WHO launches its first-ever comprehensive framework on reducing anaemia, calling on countries to accelerate action to halve anaemia prevalence in women of reproductive age by 2025. Progress on reducing anaemia has been slow and the world is not on track to reach the global target. Anaemia is a serious global public health problem, affecting 571 million women and 269 million young children worldwide.

In 2019, anaemia affected 40% of children between 6 months and 5 years of age, 37% of pregnant women and 30% of women 15–49 years of age. It is most prevalent in low- and middle-income countries. Anaemia increases the risk of infections and death, impairs cognitive performance, and causes extreme fatigue, poor pregnancy outcomes, loss of earnings, and poor growth and development. It is a strong indicator of overall health.

 “Most work on addressing anaemia has been focused on the prevention and treatment of iron deficiency,” says Francesco Branca, the Director of WHO’s Department of Nutrition and Food Safety. “However, anaemia is a complex condition with multiple causes – including other nutritional deficiencies, infections, inflammation, gynaecological and obstetric conditions, and inherited red blood cell disorders.” All must be addressed to effectively prevent and treat anaemia.

The new framework sets forth ways to address the direct causes, risk factors and broad social inequities that are fundamental drivers for anaemia. It describes the necessarily comprehensive approach that brings together multiple sectors and actors, and lays out key action areas to improve the coverage and uptake of interventions

Acknowledging that health remains the predominant sector for delivering many of the recommended interventions, the framework also proposes actions that other societal stakeholders can take. These include governments, civil society, academia, researchers, funding agencies, international organizations and media.
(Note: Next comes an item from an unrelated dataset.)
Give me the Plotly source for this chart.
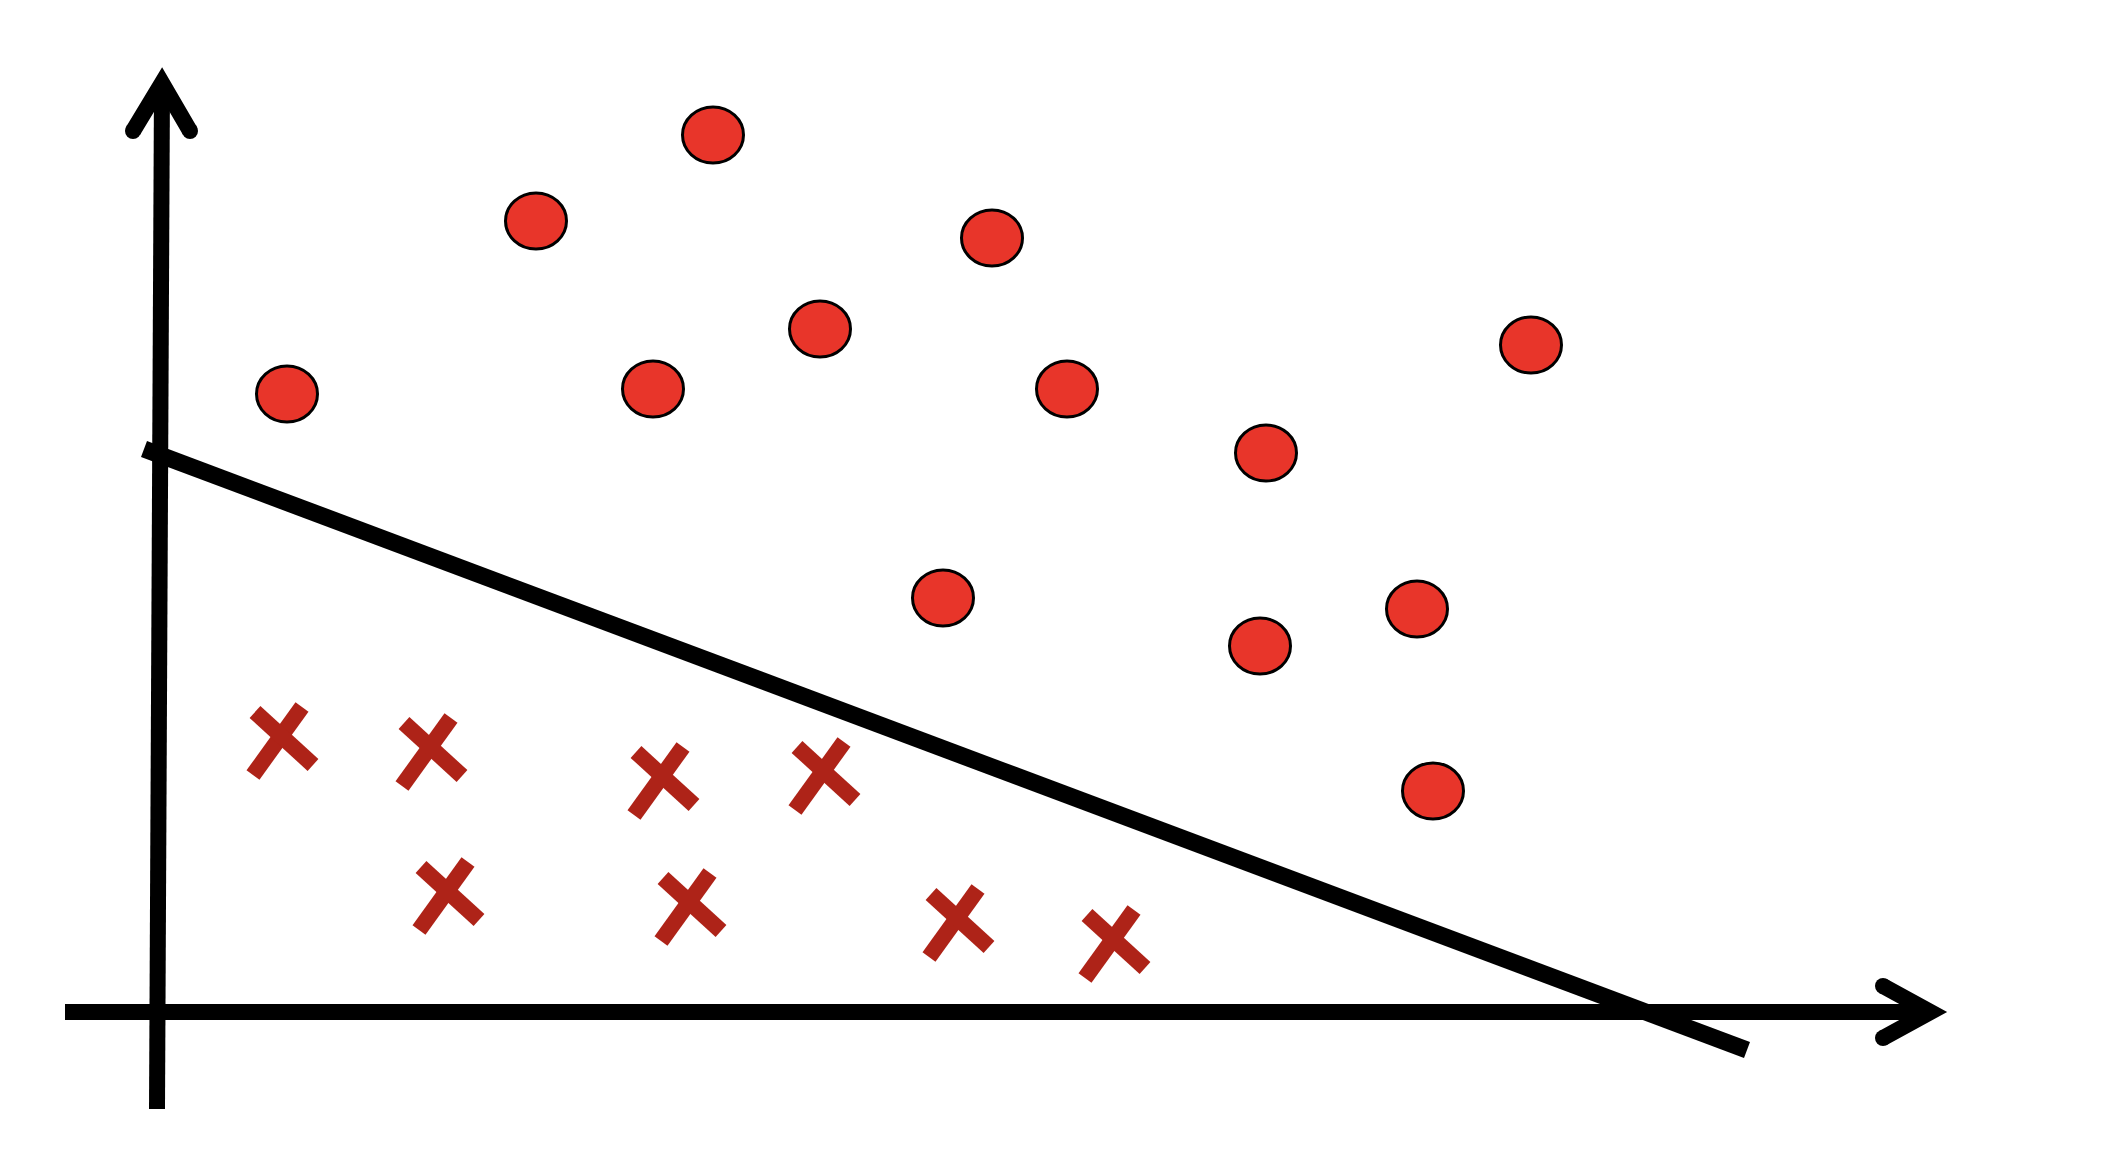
import plotly.graph_objects as go

# ---- data (axis units: origin at the axes crossing) ----
class_pos_x = [1.30, 3.79, 5.56, 4.96, 6.63, 8.35, 9.10, 11.09, 13.74, 7.86, 11.03, 12.60, 12.76]
class_pos_y = [6.18, 7.91, 8.77, 6.23, 6.83, 7.74, 6.23, 5.59, 6.67, 4.14, 3.66, 4.03, 2.21]

class_neg_x = [1.24, 2.73, 5.05, 6.66, 2.90, 5.32, 8.00, 9.56]
class_neg_y = [2.76, 2.65, 2.36, 2.41, 1.21, 1.10, 0.94, 0.73]

boundary_x = [-0.13, 15.90]
boundary_y = [5.63, -0.38]

xaxis_line_x = [-0.92, 17.735]
xaxis_line_y = [0.0, 0.0]
yaxis_line_x = [0.0, 0.05]
yaxis_line_y = [-0.97, 9.29]

# ---- styles ----
RED = "#E8352A"
DARK_RED = "#AE2318"
AXW = 16

fig = go.Figure()

fig.add_trace(go.Scatter(x=xaxis_line_x, y=xaxis_line_y, mode="lines",
                         line=dict(color="black", width=AXW), hoverinfo="skip"))
fig.add_trace(go.Scatter(x=yaxis_line_x, y=yaxis_line_y, mode="lines",
                         line=dict(color="black", width=AXW), hoverinfo="skip"))
fig.add_trace(go.Scatter(x=boundary_x, y=boundary_y, mode="lines",
                         line=dict(color="black", width=17), hoverinfo="skip"))

shapes = []

# arrowheads (pixel geometry anchored at the axis ends)
def arrow(ax, ay, arms):
    (x1, y1), (x2, y2) = arms
    shapes.append(dict(type="path", xref="x", yref="y",
                       xsizemode="pixel", ysizemode="pixel", xanchor=ax, yanchor=ay,
                       path=f"M {x1} {y1} L 0 0 L {x2} {y2}",
                       line=dict(color="black", width=AXW), fillcolor="rgba(0,0,0,0)"))
    for (px, py) in arms:
        shapes.append(dict(type="circle", xref="x", yref="y",
                           xsizemode="pixel", ysizemode="pixel", xanchor=ax, yanchor=ay,
                           x0=px - AXW / 2, x1=px + AXW / 2, y0=py - AXW / 2, y1=py + AXW / 2,
                           fillcolor="black", line=dict(width=0)))

arrow(xaxis_line_x[1], xaxis_line_y[1], [(-47.5, 26), (-47.5, -26)])
arrow(yaxis_line_x[1], yaxis_line_y[1], [(-29, -48), (28, -48)])

# circles (ellipses)
for x, y in zip(class_pos_x, class_pos_y):
    shapes.append(dict(type="circle", xref="x", yref="y",
                       xsizemode="pixel", ysizemode="pixel", xanchor=x, yanchor=y,
                       x0=-30.5, x1=30.5, y0=-28, y1=28,
                       fillcolor=RED, line=dict(color="black", width=3)))

# crosses
for x, y in zip(class_neg_x, class_neg_y):
    for (a, b, c, d) in [(21, 29, -28, -39), (-26, 24, 32, -29)]:
        shapes.append(dict(type="line", xref="x", yref="y",
                           xsizemode="pixel", ysizemode="pixel", xanchor=x, yanchor=y,
                           x0=a, y0=b, x1=c, y1=d,
                           line=dict(color=DARK_RED, width=16)))

fig.update_layout(
    width=2116, height=1150,
    margin=dict(l=0, r=0, t=0, b=0),
    paper_bgcolor="white", plot_bgcolor="white",
    showlegend=False,
    shapes=shapes,
    xaxis=dict(range=[-1.57, 19.59], visible=False, showgrid=False, zeroline=False),
    yaxis=dict(range=[-1.38, 10.12], visible=False, showgrid=False, zeroline=False),
)

fig.write_html("out.html")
Each has its particular role to perform in reducing anaemia and keeping people healthy.

The framework is launched during the International Maternal Newborn Health Conference.

Objective

This framework proposes strategic, effective and implementable actions which, by leading to the reduction of anaemia, will improve health and accelerate progress toward national and global targets.

Action areas

  • Action area 1. Analyse data on causes and risk factors
  • Action area 2. Prioritize key preventive and therapeutic interventions
  • Action area 3. Optimize service delivery across platforms and sectors
  • Action area 4. Strengthen leadership, communication and coordination, and governance at all levels
  • Action area 5. Expand research, learning and innovation

Key message

  1. Anaemia is a complex condition that must be addressed comprehensively, demanding strong leadership and collective action among multiple sectors.
  2. There are multiple causes of anaemia, including micronutrient deficiencies, inflammation, infection, uterine bleeding, and inherited red blood cell disorders.
  3. Anaemia has primarily been addressed through the nutrition lens, which is critical but not sufficient alone; rather, all causes must be addressed to effectively prevent and treat anaemia.
  4. Effective coverage of a package of interventions to address anaemia at key moments in the life course is foundational for improving health and well-being, and for preventing the irreversible consequences of anaemia.
  5. Anaemia remains a major public health problem, mainly affecting infants and children, menstruating adolescent girls and women, and pregnant and postpartum women.
  6. The burden of anaemia is unevenly distributed among countries, regions, and population groups, highlighting the role of underlying risk factors, such as poverty, gender, social and environmental inequities.